[REBOL] Re: problems with url...(and another "escaped" problem)
From: gscottjones:mchsi at: 19-Jun-2002 9:34
Hi, Cyphre,
From: "Cyphre"
<snip>
> PS: Some time ago I posted here "Generic proxy bug"
> problem but it seems nonone react on this thread,
> maybe it was overlooked. This should be simmilar
> problem but in proxy parser I think...so I repost it here:
I think that there are two separate things going on. They are similar in
that they both involve the escaped character sequence, but I think the
problems occur at different points.
%C8
being translated to "È" occurs literally in the REBOL interpreter
without further REBOL interaction. Witness (with artificial url for
simplification):
>> http://a/%C8
== http://a/È
The translation is "immediate." This suggests a big at the interpreter
level for url! (and same for file!, but the error is even less likely to
surface due to file naming conventions).
Other escape characters escape this immediate translation. Witness (with
artificial url):
>> http://a/
== http://a/
The space escaped character remains escaped, and not translated. So then
why the difference with using proxy versus not using proxy?
The answer lies within the http scheme. At one point the "target" is
recreated out of components:
target: next mold to-file join (join "/" either found? port/path [port/path]
[""]) either found? port/target [port/target] [""]

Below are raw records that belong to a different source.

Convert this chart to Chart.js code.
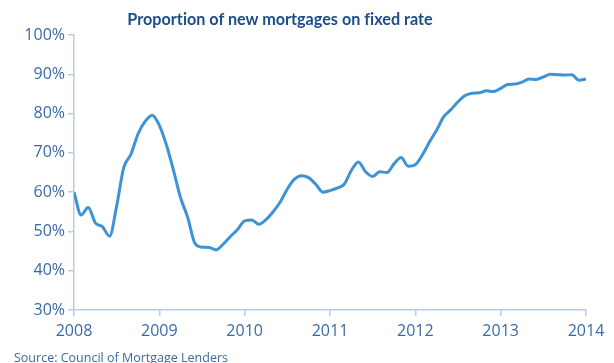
<!DOCTYPE html>
<html lang="en">
<head>
  <meta charset="UTF-8" />
  <title>Proportion of new mortgages on fixed rate</title>
  <script src="https://cdn.jsdelivr.net/npm/chart.js"></script>
  <style>
    body {
      margin: 0;
      padding: 0;
      background: #ffffff;
      font-family: 'Open Sans', sans-serif;
    }

    .wrap {
      position: relative;
      width: 614px;
      height: 363px;
      overflow: hidden;
    }

    .title {
      position: absolute;
      left: 0;
      width: 560px;
      top: 9px;
      text-align: center;
      font-family: 'Lato', sans-serif;
      font-size: 16.2px;
      font-weight: 700;
      font-variant-ligatures: none;
      color: #1b4f8a;
    }

    .source {
      position: absolute;
      left: 14px;
      top: 349px;
      font-size: 12.5px;
      color: #3a6aa6;
    }

    canvas {
      position: absolute;
      left: 0;
      top: 0;
    }
  </style>
</head>
<body>
  <div class="wrap">
    <canvas id="mortgageChart" width="614" height="363"></canvas>
    <div class="title">Proportion of new mortgages on fixed rate</div>
    <div class="source">Source: Council of Mortgage Lenders</div>
  </div>

  <script>
    // monthly share of new mortgages on a fixed rate, Jan 2008 .. Jan 2014 (%)
    const startYear = 2008;
    const years = [2008, 2009, 2010, 2011, 2012, 2013, 2014];
    const fixedShare = [
      60, 54.2, 56.1, 52.2, 51.2, 48.8, 56.5, 66.3, 69.6, 74.8, 78, 79.6,   // 2008
      77, 72, 65.5, 58.5, 53.5, 47, 46, 45.9, 45.3, 46.8, 48.7, 50.5,       // 2009
      52.7, 52.9, 51.8, 53, 55, 57.5, 60.8, 63.3, 64.2, 63.7, 62, 60,       // 2010
      60.4, 61, 62, 65.5, 67.7, 65.2, 64, 65.2, 65, 67.2, 68.8, 66.6,       // 2011
      67, 69.5, 72.8, 75.8, 79.2, 81, 83, 84.6, 85.2, 85.3, 85.8, 85.6,     // 2012
      86.4, 87.4, 87.5, 88, 88.8, 88.7, 89.3, 90, 89.9, 89.8, 89.9, 88.5,   // 2013
      88.8                                                                  // 2014
    ];
    const yTicks = [30, 40, 50, 60, 70, 80, 90, 100];

    const axisColor = '#b9cbe0';
    const labelColor = '#3a6aa6';
    const tickFont = { family: "'Open Sans', sans-serif", size: 16 };

    const points = fixedShare.map((v, i) => ({ x: startYear + i / 12, y: v }));

    new Chart(document.getElementById('mortgageChart'), {
      type: 'line',
      data: {
        datasets: [{
          data: points,
          borderColor: '#3d93d4',
          borderWidth: 3,
          pointRadius: 0,
          fill: false,
          tension: 0.4,
          cubicInterpolationMode: 'monotone'
        }]
      },
      options: {
        responsive: false,
        animation: false,
        layout: { padding: { top: 35, right: 28, bottom: 0, left: 0 } },
        plugins: {
          legend: { display: false },
          tooltip: { enabled: false }
        },
        scales: {
          x: {
            type: 'linear',
            min: years[0],
            max: years[years.length - 1],
            afterBuildTicks: s => { s.ticks = years.map(y => ({ value: y })); },
            afterFit: s => { s.height = 53; },
            border: { color: axisColor, width: 1.5 },
            grid: { drawOnChartArea: false, color: axisColor, tickLength: 6, lineWidth: 1.5 },
            ticks: {
              color: labelColor,
              font: tickFont,
              padding: 6,
              maxRotation: 0,
              callback: v => String(v)
            }
          },
          y: {
            min: yTicks[0],
            max: yTicks[yTicks.length - 1],
            afterBuildTicks: s => { s.ticks = yTicks.map(v => ({ value: v })); },
            afterFit: s => { s.width = 74; },
            border: { color: axisColor, width: 1.5 },
            grid: { drawOnChartArea: false, color: axisColor, tickLength: 6, lineWidth: 1.5 },
            ticks: {
              color: labelColor,
              font: tickFont,
              padding: 3,
              callback: v => v + '%'
            }
          }
        }
      }
    });
  </script>
</body>
</html>
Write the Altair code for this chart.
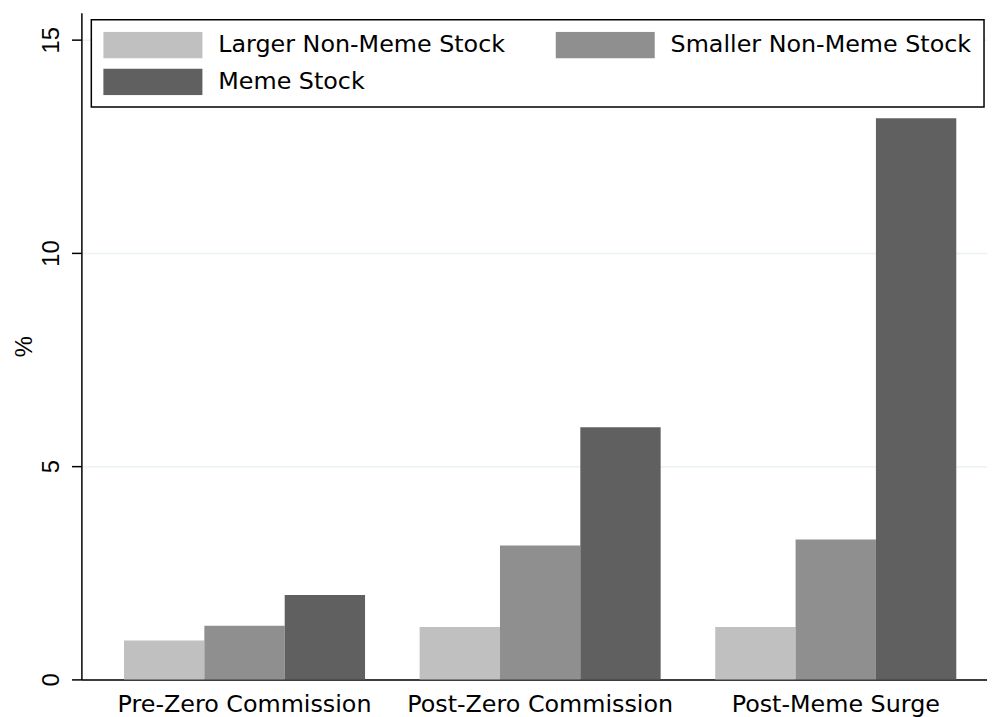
import altair as alt
import pandas as pd

periods = ["Pre-Zero Commission", "Post-Zero Commission", "Post-Meme Surge"]
series = ["Larger Non-Meme Stock", "Smaller Non-Meme Stock", "Meme Stock"]
colors = ["#c0c0c0", "#8f8f8f", "#606060"]
larger = [0.91, 1.23, 1.23]
smaller = [1.26, 3.14, 3.28]
meme = [1.98, 5.91, 13.16]
y_ticks = [0, 5, 10, 15]

rows = []
for i, p in enumerate(periods):
    for s, vals in zip(series, [larger, smaller, meme]):
        rows.append({"period": p, "series": s, "value": vals[i]})
df = pd.DataFrame(rows)

FONT_V = "Liberation Sans"
FONT_H = "DejaVu Sans"

chart = alt.Chart(df).mark_bar().encode(
    x=alt.X("period:N", sort=periods, title=None,
            scale=alt.Scale(paddingInner=0.1846, paddingOuter=0.124, align=0.581),
            axis=alt.Axis(labelAngle=0, ticks=False, domainColor="black", domainWidth=1.5,
                          labelFontSize=24, labelFont=FONT_H, labelColor="black",
                          labelPadding=13, labelLimit=0, grid=False)),
    xOffset=alt.XOffset("series:N", sort=series,
                        scale=alt.Scale(paddingInner=0, paddingOuter=0)),
    y=alt.Y("value:Q", title="%",
            scale=alt.Scale(domain=[0, 15.63], nice=False),
            axis=alt.Axis(values=y_ticks, labelAngle=-90, labelAlign="center",
                          labelBaseline="bottom", labelFontSize=24, labelFont=FONT_V,
                          labelColor="black", labelPadding=8, tickSize=10,
                          tickColor="black", tickWidth=1.5, domainColor="black",
                          domainWidth=1.5, titleFontSize=24, titleFont=FONT_V,
                          titleFontWeight="normal", titleColor="black", titlePadding=3,
                          gridColor="#eaf2f3", gridWidth=1.5)),
    color=alt.Color("series:N", sort=series,
                    scale=alt.Scale(domain=series, range=colors),
                    legend=alt.Legend(title=None, orient="none", legendX=10, legendY=7,
                                      direction="horizontal",
                                      columns=2, columnPadding=50, rowPadding=10,
                                      clipHeight=27,
                                      symbolType="M-1,-0.27L1,-0.27L1,0.27L-1,0.27Z",
                                      symbolSize=10000, symbolStrokeWidth=0,
                                      symbolOffset=0, labelOffset=16,
                                      labelFontSize=24, labelFont=FONT_H, labelColor="black",
                                      labelLimit=0, strokeColor="black", padding=12,
                                      fillColor="white")),
).properties(
    width=913, height=672,
    autosize=alt.AutoSizeParams(type="none"),
    padding={"left": 74, "top": 2, "right": 0, "bottom": 35},
).configure_view(stroke="transparent").configure_axis(
    gridOpacity=1
).configure_legend(strokeWidth=1.5)

chart.save("out.html", embed_options={"renderer": "svg", "actions": False})
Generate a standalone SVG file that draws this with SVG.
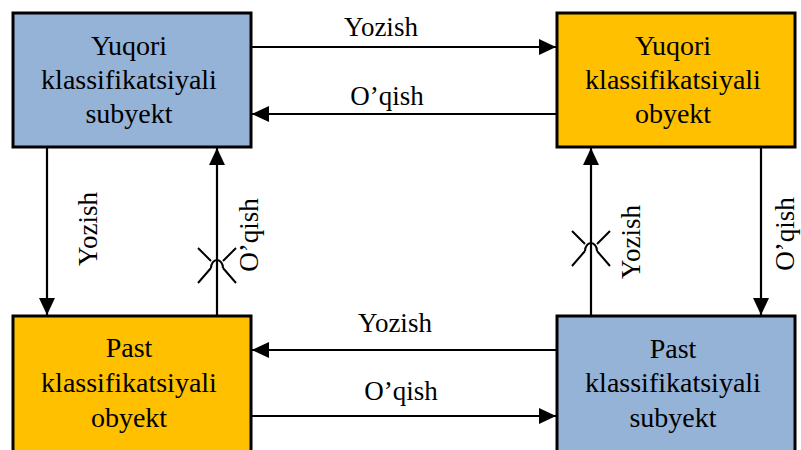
<svg xmlns="http://www.w3.org/2000/svg" width="801" height="450" viewBox="0 0 801 450">
<style>
.box{stroke:#000;stroke-width:3}
.blue{fill:#95B3D7}
.orange{fill:#FFC000}
.t{font-family:'Liberation Serif',serif;font-size:28px;fill:#000;text-anchor:middle}
.lbl{font-family:'Liberation Serif',serif;font-size:27px;fill:#000;text-anchor:middle}
.c{fill:none;stroke:#000;stroke-width:2.2}
.x{fill:none;stroke:#000;stroke-width:2}
</style>
<defs>
<marker id="ah" markerUnits="userSpaceOnUse" markerWidth="18" markerHeight="17" refX="17" refY="8" orient="auto">
<path d="M0,0 L17,8 L0,16 z" fill="#000"/>
</marker>
<path id="xm" d="M-19,-18 L-6,-5 M6,-5 L19,-18 M-6,2 A6,8 0 0 1 6,2 M-6,2 L-19,17 M6,2 L19,17"/>
</defs>
<rect width="801" height="450" fill="#fff"/>
<g id="connectors">
<path class="c" d="M251,47 L556,47" marker-end="url(#ah)"/>
<path class="c" d="M557,114 L252,114" marker-end="url(#ah)"/>
<path class="c" d="M47,147 L47,315" marker-end="url(#ah)"/>
<path class="c" d="M217,316 L217,148" marker-end="url(#ah)"/>
<path class="c" d="M591,316 L591,148" marker-end="url(#ah)"/>
<path class="c" d="M761,147 L761,315" marker-end="url(#ah)"/>
<path class="c" d="M557,350 L252,350" marker-end="url(#ah)"/>
<path class="c" d="M251,416 L556,416" marker-end="url(#ah)"/>
<use href="#xm" class="x" transform="translate(217,266)"/>
<use href="#xm" class="x" transform="translate(591,249)"/>
<text class="lbl" x="381" y="36">Yozish</text>
<text class="lbl" x="387" y="105">O’qish</text>
<text class="lbl" x="395" y="332">Yozish</text>
<text class="lbl" x="401" y="400">O’qish</text>
<text class="lbl" transform="translate(97,229) rotate(-90)">Yozish</text>
<text class="lbl" transform="translate(258,235) rotate(-90)">O’qish</text>
<text class="lbl" transform="translate(640,242) rotate(-90)">Yozish</text>
<text class="lbl" transform="translate(794,234) rotate(-90)">O’qish</text>
</g>
<g id="n1">
<rect class="box blue" x="13" y="13" width="238" height="134"/>
<text class="t" x="129" y="55">Yuqori</text>
<text class="t" x="129" y="89">klassifikatsiyali</text>
<text class="t" x="129" y="123">subyekt</text>
</g>
<g id="n2">
<rect class="box orange" x="557" y="13" width="238" height="134"/>
<text class="t" x="673" y="55">Yuqori</text>
<text class="t" x="673" y="89">klassifikatsiyali</text>
<text class="t" x="673" y="123">obyekt</text>
</g>
<g id="n3">
<rect class="box orange" x="13" y="316" width="238" height="140"/>
<text class="t" x="129" y="357">Past</text>
<text class="t" x="129" y="392">klassifikatsiyali</text>
<text class="t" x="129" y="427">obyekt</text>
</g>
<g id="n4">
<rect class="box blue" x="557" y="316" width="238" height="140"/>
<text class="t" x="673" y="358">Past</text>
<text class="t" x="673" y="392">klassifikatsiyali</text>
<text class="t" x="673" y="427">subyekt</text>
</g>
</svg>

Snooping around will show that port/target has already substitued a space
for the escape sequence; however, the to-file action retranslates it back to
an escape!
Later, the scheme wishes to check for the need for using a proxy:
http-packet: reform [http-command either generic-proxy? [port/url] [target]
http-version]
Here, the generic-proxy version utilizes the "spaced" version; whereas, the
non-proxy version uses the newly created escaped version (that is a path and
target only). A hacked fix would be sure that that the generic-proxy gets a
similarly re-escaped version, which could be done several ways, probably
most cleverly using Ingo's idea.
What I wonder is whether these 2 apparent bugs have been reported to
feedback?
Hope this clarifies the additional mystery.